Autonomous entity of the Ecuadorian Government

The Consejo de Educación Superior (Higher Education Council; CES) is an autonomous entity of the Ecuadorian Government, with public legal status and independent juridical personality, de derecho público, con personería jurídica. Its function is to be the planning, regulating, and coordinating body of the National System of Higher Education of the Republic of Ecuador. The entity is based in the city of Quito.

The CES's mission is to plan, regulate, and coordinate the Higher Education System, and the relationship between its different actors with the Executive Function and Ecuadorian society, to ensure quality higher education that contributes to the country's growth.

== Services ==

Among its main objectives are to consolidate the Higher Education System, strengthen efficiency in issuing and reforming the necessary regulations for the exercise of responsible autonomy of Higher Education Institutions, and enhance institutional capacities.

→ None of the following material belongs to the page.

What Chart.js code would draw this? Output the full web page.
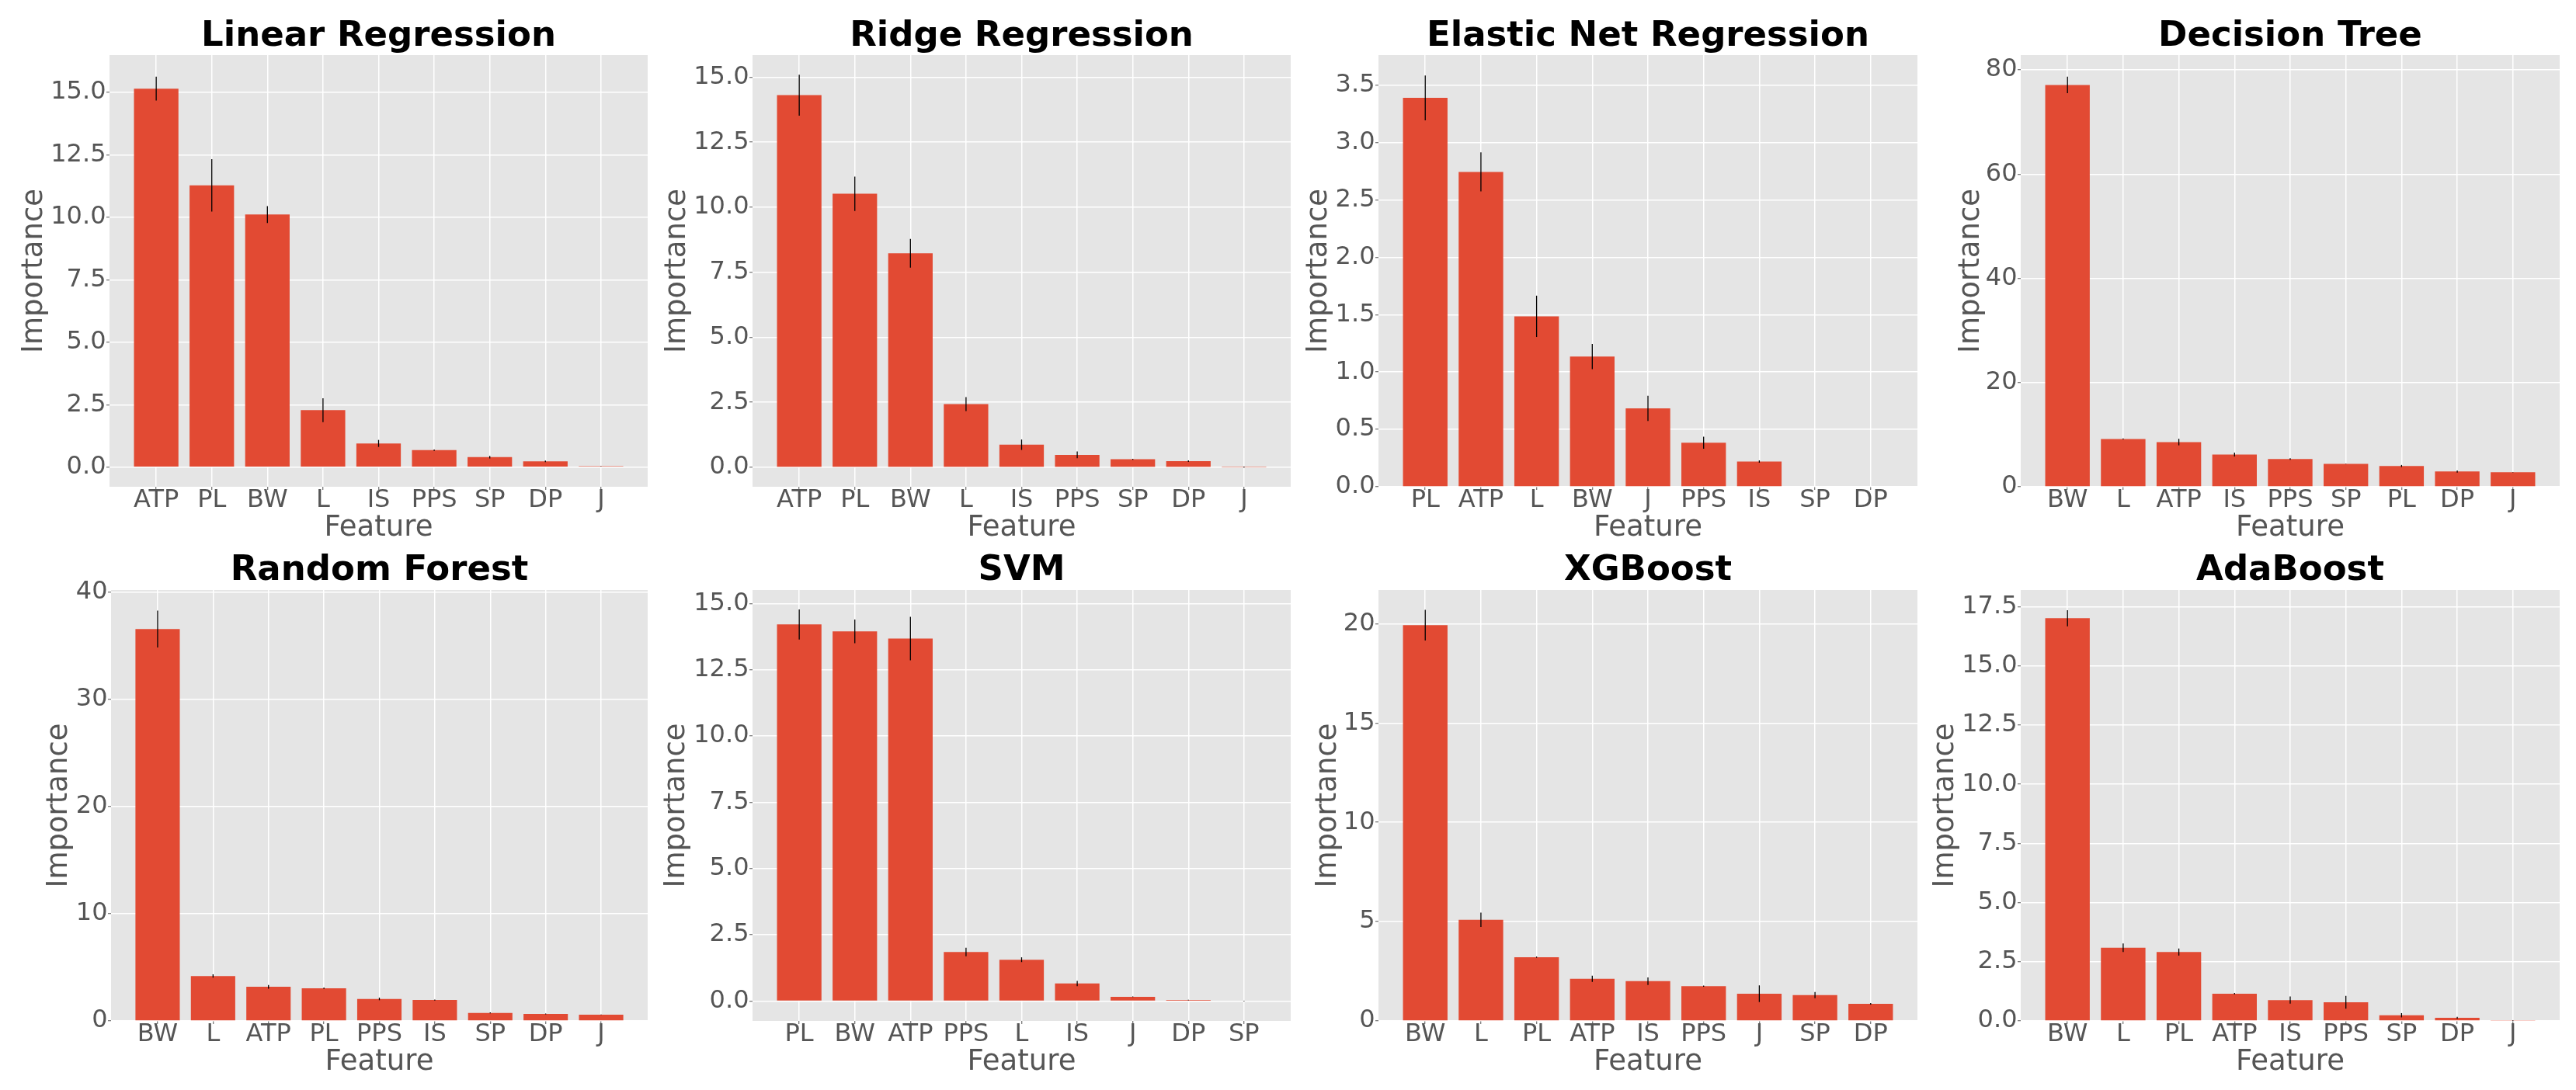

Its services include the legalization of signatures on university documents, as a requirement requested by international institutions, and individuals moving abroad. Approval of degrees proposed by institutions of higher education; required to practice a profession, join a professional association. This applies to higher technical, undergraduate, and graduate degrees for both Ecuadorian and foreign professionals. Additionally, it will issue a report on projects from new universities to the National Assembly, which will pass the law for the creation of said institutions.